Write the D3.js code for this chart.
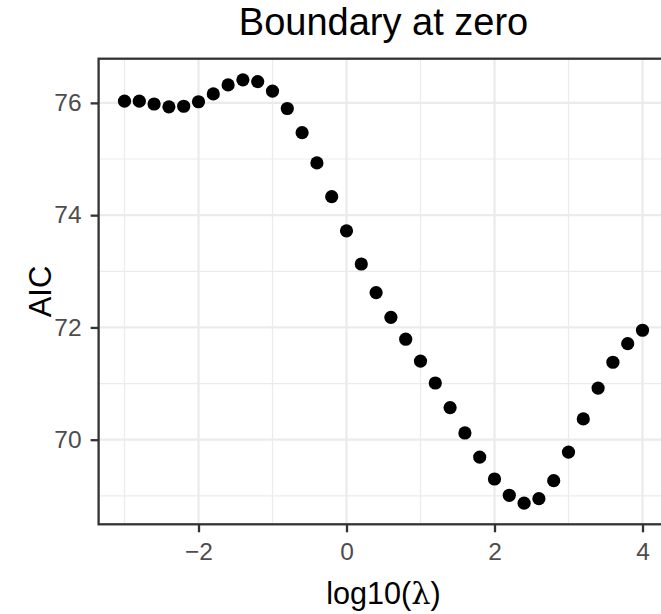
<!DOCTYPE html>
<html>
<head>
<meta charset="utf-8">
<script src="https://cdn.jsdelivr.net/npm/d3@7"></script>
<style>
  body { margin: 0; background: #fff; }
  svg { display: block; font-family: "Liberation Sans", Arial, Helvetica, sans-serif; }
</style>
</head>
<body>
<script>
// log10(lambda) grid and the AIC
const logLambda = [-3.0, -2.8, -2.6, -2.4, -2.2, -2.0, -1.8, -1.6, -1.4, -1.2,
  -1.0, -0.8, -0.6, -0.4, -0.2, 0.0, 0.2, 0.4, 0.6, 0.8,
  1.0, 1.2, 1.4, 1.6, 1.8, 2.0, 2.2, 2.4, 2.6, 2.8,
  3.0, 3.2, 3.4, 3.6, 3.8, 4.0];
const aic = [76.03, 76.03, 75.98, 75.93, 75.94, 76.02, 76.16, 76.32, 76.41, 76.38,
  76.21, 75.90, 75.47, 74.93, 74.33, 73.72, 73.13, 72.62, 72.18, 71.79,
  71.40, 71.01, 70.57, 70.12, 69.69, 69.30, 69.01, 68.87, 68.95, 69.27,
  69.78, 70.37, 70.92, 71.38, 71.71, 71.95];
const xTicks = [-2, 0, 2, 4];
const xMinor = [-3, -1, 1, 3];
const yTicks = [70, 72, 74, 76];
const yMinor = [69, 71, 73, 75];

const width = 661, height = 614;
const panel = {left: 98.6, top: 58.7, bottom: 524.3};
const pxPerUnit = 74.0;

// ggplot style 5% expansion
const xExt = d3.extent(logLambda), yExt = d3.extent(aic);
const xPad = (xExt[1] - xExt[0]) * 0.05, yPad = (yExt[1] - yExt[0]) * 0.05;
const xDom = [xExt[0] - xPad, xExt[1] + xPad];
const yDom = [yExt[0] - yPad, yExt[1] + yPad];
panel.right = panel.left + (xDom[1] - xDom[0]) * pxPerUnit;

const x = d3.scaleLinear().domain(xDom).range([panel.left, panel.right]);
const y = d3.scaleLinear().domain(yDom).range([panel.bottom, panel.top]);

const svg = d3.select("body").append("svg")
  .attr("width", width)
  .attr("height", height);

const grid = svg.append("g");
grid.selectAll(".xminor").data(xMinor).enter().append("line")
  .attr("x1", d => x(d)).attr("x2", d => x(d))
  .attr("y1", panel.top).attr("y2", panel.bottom)
  .attr("stroke", "#EBEBEB").attr("stroke-width", 1.2);
grid.selectAll(".yminor").data(yMinor).enter().append("line")
  .attr("y1", d => y(d)).attr("y2", d => y(d))
  .attr("x1", panel.left).attr("x2", panel.right)
  .attr("stroke", "#EBEBEB").attr("stroke-width", 1.2);
grid.selectAll(".xmajor").data(xTicks).enter().append("line")
  .attr("x1", d => x(d)).attr("x2", d => x(d))
  .attr("y1", panel.top).attr("y2", panel.bottom)
  .attr("stroke", "#EBEBEB").attr("stroke-width", 2.3);
grid.selectAll(".ymajor").data(yTicks).enter().append("line")
  .attr("y1", d => y(d)).attr("y2", d => y(d))
  .attr("x1", panel.left).attr("x2", panel.right)
  .attr("stroke", "#EBEBEB").attr("stroke-width", 2.3);

const pts = logLambda.map((d, i) => ({x: d, y: aic[i]}));
svg.append("g").selectAll("circle").data(pts).enter().append("circle")
  .attr("cx", d => x(d.x))
  .attr("cy", d => y(d.y))
  .attr("r", 6.6)
  .attr("fill", "#000");

svg.append("rect")
  .attr("x", panel.left).attr("y", panel.top)
  .attr("width", panel.right - panel.left)
  .attr("height", panel.bottom - panel.top)
  .attr("fill", "none")
  .attr("stroke", "#333333")
  .attr("stroke-width", 2.3);

const xAxis = svg.append("g")
  .attr("transform", `translate(0,${panel.bottom})`)
  .call(d3.axisBottom(x).tickValues(xTicks).tickSize(8).tickPadding(10.6));
const yAxis = svg.append("g")
  .attr("transform", `translate(${panel.left},0)`)
  .call(d3.axisLeft(y).tickValues(yTicks).tickSize(8).tickPadding(9));

[xAxis, yAxis].forEach(a => {
  a.select(".domain").remove();
  a.selectAll(".tick line").attr("stroke", "#333333").attr("stroke-width", 2.3);
  a.selectAll(".tick text")
    .attr("fill", "#4D4D4D")
    .style("font-size", "24.5px")
    .style("font-family", "'Liberation Sans', Arial, sans-serif");
});

const midX = (panel.left + panel.right) / 2;
const midY = (panel.top + panel.bottom) / 2;

svg.append("text")
  .attr("x", midX).attr("y", 35)
  .attr("text-anchor", "middle")
  .style("font-size", "38px")
  .text("Boundary at zero");

const xTitle = svg.append("text")
  .attr("x", midX).attr("y", 604)
  .attr("text-anchor", "middle")
  .style("font-size", "30.6px");
xTitle.append("tspan").text("log10(");
xTitle.append("tspan").style("font-family", "'DejaVu Serif', 'Liberation Serif', serif").text("λ");
xTitle.append("tspan").text(")");

svg.append("text")
  .attr("transform", `translate(50.5,${midY}) rotate(-90)`)
  .attr("text-anchor", "middle")
  .style("font-size", "31px")
  .text("AIC");
</script>
</body>
</html>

→ EXERCISE DETAILS
Except for the pictures, print the data above exactly.

→ EXPECTED ANSWER
Write the D3.js code for this chart.
<!DOCTYPE html>
<html>
<head>
<meta charset="utf-8">
<script src="https://cdn.jsdelivr.net/npm/d3@7"></script>
<style>
  body { margin: 0; background: #fff; }
  svg { display: block; font-family: "Liberation Sans", Arial, Helvetica, sans-serif; }
</style>
</head>
<body>
<script>
// log10(lambda) grid and the AIC
const logLambda = [-3.0, -2.8, -2.6, -2.4, -2.2, -2.0, -1.8, -1.6, -1.4, -1.2,
  -1.0, -0.8, -0.6, -0.4, -0.2, 0.0, 0.2, 0.4, 0.6, 0.8,
  1.0, 1.2, 1.4, 1.6, 1.8, 2.0, 2.2, 2.4, 2.6, 2.8,
  3.0, 3.2, 3.4, 3.6, 3.8, 4.0];
const aic = [76.03, 76.03, 75.98, 75.93, 75.94, 76.02, 76.16, 76.32, 76.41, 76.38,
  76.21, 75.90, 75.47, 74.93, 74.33, 73.72, 73.13, 72.62, 72.18, 71.79,
  71.40, 71.01, 70.57, 70.12, 69.69, 69.30, 69.01, 68.87, 68.95, 69.27,
  69.78, 70.37, 70.92, 71.38, 71.71, 71.95];
const xTicks = [-2, 0, 2, 4];
const xMinor = [-3, -1, 1, 3];
const yTicks = [70, 72, 74, 76];
const yMinor = [69, 71, 73, 75];

const width = 661, height = 614;
const panel = {left: 98.6, top: 58.7, bottom: 524.3};
const pxPerUnit = 74.0;

// ggplot style 5% expansion
const xExt = d3.extent(logLambda), yExt = d3.extent(aic);
const xPad = (xExt[1] - xExt[0]) * 0.05, yPad = (yExt[1] - yExt[0]) * 0.05;
const xDom = [xExt[0] - xPad, xExt[1] + xPad];
const yDom = [yExt[0] - yPad, yExt[1] + yPad];
panel.right = panel.left + (xDom[1] - xDom[0]) * pxPerUnit;

const x = d3.scaleLinear().domain(xDom).range([panel.left, panel.right]);
const y = d3.scaleLinear().domain(yDom).range([panel.bottom, panel.top]);

const svg = d3.select("body").append("svg")
  .attr("width", width)
  .attr("height", height);

const grid = svg.append("g");
grid.selectAll(".xminor").data(xMinor).enter().append("line")
  .attr("x1", d => x(d)).attr("x2", d => x(d))
  .attr("y1", panel.top).attr("y2", panel.bottom)
  .attr("stroke", "#EBEBEB").attr("stroke-width", 1.2);
grid.selectAll(".yminor").data(yMinor).enter().append("line")
  .attr("y1", d => y(d)).attr("y2", d => y(d))
  .attr("x1", panel.left).attr("x2", panel.right)
  .attr("stroke", "#EBEBEB").attr("stroke-width", 1.2);
grid.selectAll(".xmajor").data(xTicks).enter().append("line")
  .attr("x1", d => x(d)).attr("x2", d => x(d))
  .attr("y1", panel.top).attr("y2", panel.bottom)
  .attr("stroke", "#EBEBEB").attr("stroke-width", 2.3);
grid.selectAll(".ymajor").data(yTicks).enter().append("line")
  .attr("y1", d => y(d)).attr("y2", d => y(d))
  .attr("x1", panel.left).attr("x2", panel.right)
  .attr("stroke", "#EBEBEB").attr("stroke-width", 2.3);

const pts = logLambda.map((d, i) => ({x: d, y: aic[i]}));
svg.append("g").selectAll("circle").data(pts).enter().append("circle")
  .attr("cx", d => x(d.x))
  .attr("cy", d => y(d.y))
  .attr("r", 6.6)
  .attr("fill", "#000");

svg.append("rect")
  .attr("x", panel.left).attr("y", panel.top)
  .attr("width", panel.right - panel.left)
  .attr("height", panel.bottom - panel.top)
  .attr("fill", "none")
  .attr("stroke", "#333333")
  .attr("stroke-width", 2.3);

const xAxis = svg.append("g")
  .attr("transform", `translate(0,${panel.bottom})`)
  .call(d3.axisBottom(x).tickValues(xTicks).tickSize(8).tickPadding(10.6));
const yAxis = svg.append("g")
  .attr("transform", `translate(${panel.left},0)`)
  .call(d3.axisLeft(y).tickValues(yTicks).tickSize(8).tickPadding(9));

[xAxis, yAxis].forEach(a => {
  a.select(".domain").remove();
  a.selectAll(".tick line").attr("stroke", "#333333").attr("stroke-width", 2.3);
  a.selectAll(".tick text")
    .attr("fill", "#4D4D4D")
    .style("font-size", "24.5px")
    .style("font-family", "'Liberation Sans', Arial, sans-serif");
});

const midX = (panel.left + panel.right) / 2;
const midY = (panel.top + panel.bottom) / 2;

svg.append("text")
  .attr("x", midX).attr("y", 35)
  .attr("text-anchor", "middle")
  .style("font-size", "38px")
  .text("Boundary at zero");

const xTitle = svg.append("text")
  .attr("x", midX).attr("y", 604)
  .attr("text-anchor", "middle")
  .style("font-size", "30.6px");
xTitle.append("tspan").text("log10(");
xTitle.append("tspan").style("font-family", "'DejaVu Serif', 'Liberation Serif', serif").text("λ");
xTitle.append("tspan").text(")");

svg.append("text")
  .attr("transform", `translate(50.5,${midY}) rotate(-90)`)
  .attr("text-anchor", "middle")
  .style("font-size", "31px")
  .text("AIC");
</script>
</body>
</html>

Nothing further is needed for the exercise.